- _STATED EXERCISE_
Reproduce the material word for word; the images stay out.
* begin DATA SEGMENT *
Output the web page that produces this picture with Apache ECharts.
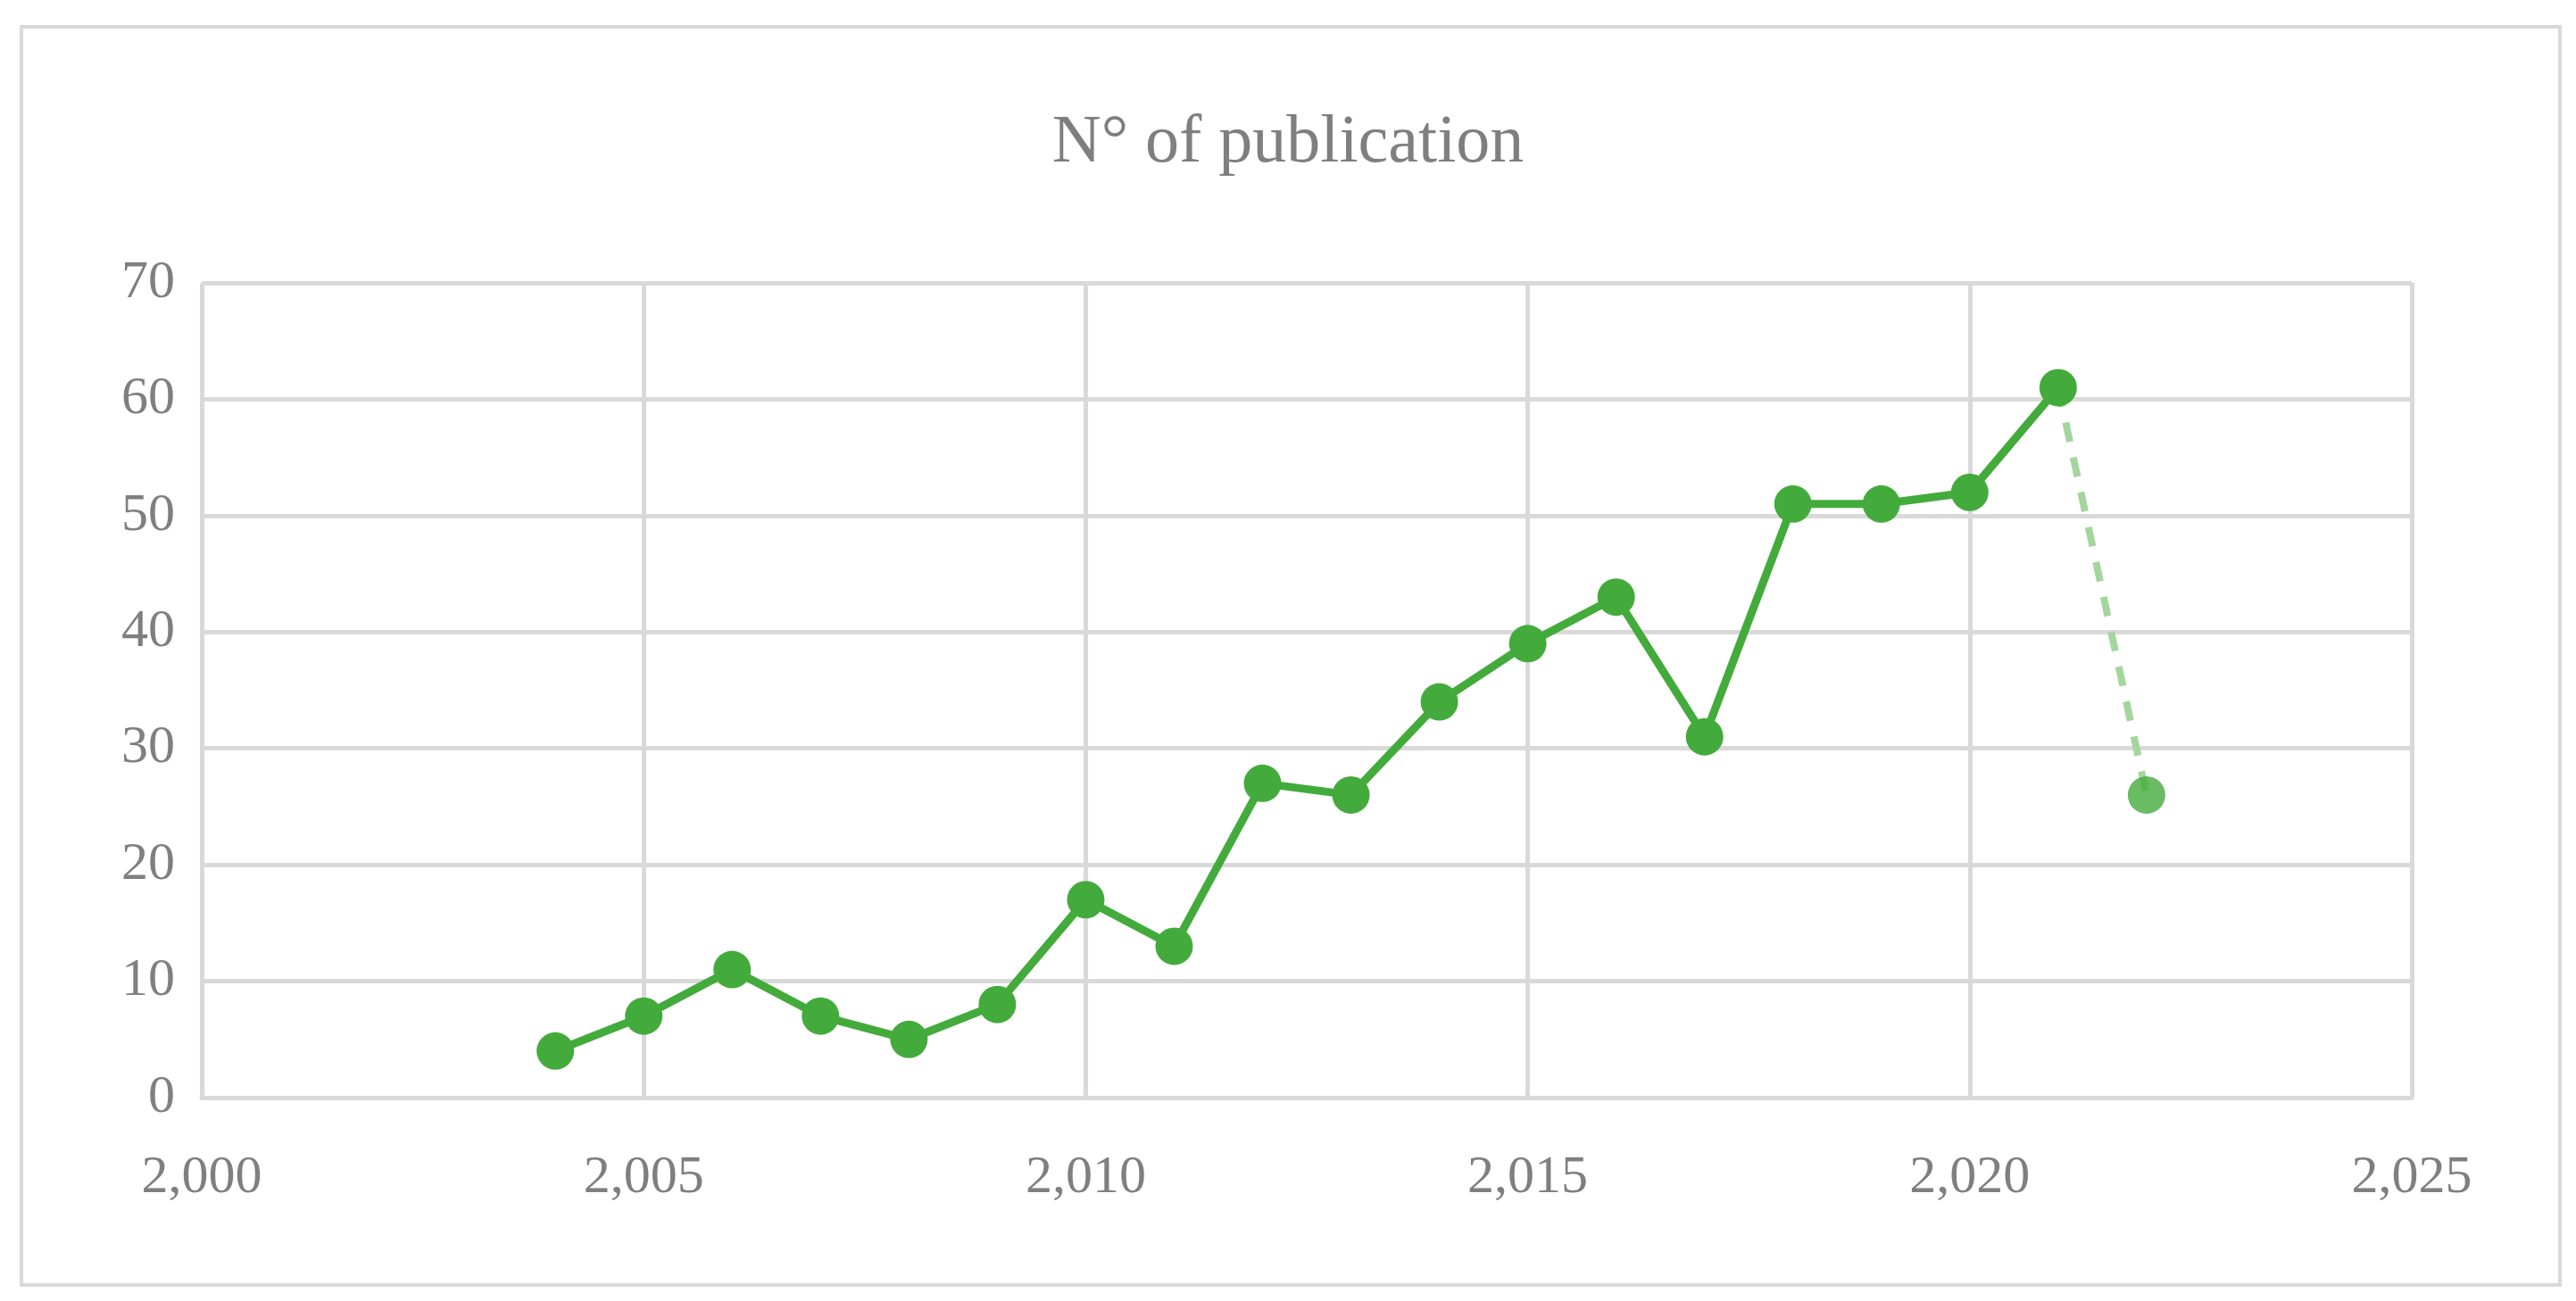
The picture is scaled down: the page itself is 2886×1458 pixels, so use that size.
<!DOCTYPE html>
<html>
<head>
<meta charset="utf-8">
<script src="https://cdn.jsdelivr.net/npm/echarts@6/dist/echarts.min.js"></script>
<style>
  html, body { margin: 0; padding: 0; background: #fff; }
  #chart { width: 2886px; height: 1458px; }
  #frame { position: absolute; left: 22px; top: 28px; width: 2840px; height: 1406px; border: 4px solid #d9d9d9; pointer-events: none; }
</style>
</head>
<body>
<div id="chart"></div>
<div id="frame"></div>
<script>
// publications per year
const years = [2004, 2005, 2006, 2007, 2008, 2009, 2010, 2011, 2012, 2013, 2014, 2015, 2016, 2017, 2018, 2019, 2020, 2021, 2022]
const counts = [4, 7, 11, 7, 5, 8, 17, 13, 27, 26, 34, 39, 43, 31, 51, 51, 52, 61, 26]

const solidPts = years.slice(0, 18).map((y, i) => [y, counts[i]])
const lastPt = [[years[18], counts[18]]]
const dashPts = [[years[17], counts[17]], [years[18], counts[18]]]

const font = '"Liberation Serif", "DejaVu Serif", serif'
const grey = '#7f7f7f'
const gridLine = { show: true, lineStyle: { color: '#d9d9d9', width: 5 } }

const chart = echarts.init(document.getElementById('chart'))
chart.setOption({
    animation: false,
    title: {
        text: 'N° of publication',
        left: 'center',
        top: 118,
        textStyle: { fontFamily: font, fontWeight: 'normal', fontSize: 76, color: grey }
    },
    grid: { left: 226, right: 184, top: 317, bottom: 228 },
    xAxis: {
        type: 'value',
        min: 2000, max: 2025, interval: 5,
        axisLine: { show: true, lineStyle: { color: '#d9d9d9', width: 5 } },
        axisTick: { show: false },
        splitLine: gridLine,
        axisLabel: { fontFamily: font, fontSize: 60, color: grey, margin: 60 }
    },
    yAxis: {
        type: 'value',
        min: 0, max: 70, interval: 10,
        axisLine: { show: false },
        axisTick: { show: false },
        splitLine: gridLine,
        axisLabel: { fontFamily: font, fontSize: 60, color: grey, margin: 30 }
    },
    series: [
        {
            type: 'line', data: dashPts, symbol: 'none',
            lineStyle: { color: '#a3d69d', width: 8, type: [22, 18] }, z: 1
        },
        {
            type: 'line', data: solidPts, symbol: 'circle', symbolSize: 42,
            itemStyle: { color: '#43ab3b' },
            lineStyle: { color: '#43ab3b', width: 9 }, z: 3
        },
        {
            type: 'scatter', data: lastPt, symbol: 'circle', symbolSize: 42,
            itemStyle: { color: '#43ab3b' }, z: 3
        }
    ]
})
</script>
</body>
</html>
* end DATA SEGMENT *
- _CORRECT RESULT_
Output the web page that produces this picture with Apache ECharts.
The picture is scaled down: the page itself is 2886×1458 pixels, so use that size.
<!DOCTYPE html>
<html>
<head>
<meta charset="utf-8">
<script src="https://cdn.jsdelivr.net/npm/echarts@6/dist/echarts.min.js"></script>
<style>
  html, body { margin: 0; padding: 0; background: #fff; }
  #chart { width: 2886px; height: 1458px; }
  #frame { position: absolute; left: 22px; top: 28px; width: 2840px; height: 1406px; border: 4px solid #d9d9d9; pointer-events: none; }
</style>
</head>
<body>
<div id="chart"></div>
<div id="frame"></div>
<script>
// publications per year
const years = [2004, 2005, 2006, 2007, 2008, 2009, 2010, 2011, 2012, 2013, 2014, 2015, 2016, 2017, 2018, 2019, 2020, 2021, 2022]
const counts = [4, 7, 11, 7, 5, 8, 17, 13, 27, 26, 34, 39, 43, 31, 51, 51, 52, 61, 26]

const solidPts = years.slice(0, 18).map((y, i) => [y, counts[i]])
const lastPt = [[years[18], counts[18]]]
const dashPts = [[years[17], counts[17]], [years[18], counts[18]]]

const font = '"Liberation Serif", "DejaVu Serif", serif'
const grey = '#7f7f7f'
const gridLine = { show: true, lineStyle: { color: '#d9d9d9', width: 5 } }

const chart = echarts.init(document.getElementById('chart'))
chart.setOption({
    animation: false,
    title: {
        text: 'N° of publication',
        left: 'center',
        top: 118,
        textStyle: { fontFamily: font, fontWeight: 'normal', fontSize: 76, color: grey }
    },
    grid: { left: 226, right: 184, top: 317, bottom: 228 },
    xAxis: {
        type: 'value',
        min: 2000, max: 2025, interval: 5,
        axisLine: { show: true, lineStyle: { color: '#d9d9d9', width: 5 } },
        axisTick: { show: false },
        splitLine: gridLine,
        axisLabel: { fontFamily: font, fontSize: 60, color: grey, margin: 60 }
    },
    yAxis: {
        type: 'value',
        min: 0, max: 70, interval: 10,
        axisLine: { show: false },
        axisTick: { show: false },
        splitLine: gridLine,
        axisLabel: { fontFamily: font, fontSize: 60, color: grey, margin: 30 }
    },
    series: [
        {
            type: 'line', data: dashPts, symbol: 'none',
            lineStyle: { color: '#a3d69d', width: 8, type: [22, 18] }, z: 1
        },
        {
            type: 'line', data: solidPts, symbol: 'circle', symbolSize: 42,
            itemStyle: { color: '#43ab3b' },
            lineStyle: { color: '#43ab3b', width: 9 }, z: 3
        },
        {
            type: 'scatter', data: lastPt, symbol: 'circle', symbolSize: 42,
            itemStyle: { color: '#43ab3b' }, z: 3
        }
    ]
})
</script>
</body>
</html>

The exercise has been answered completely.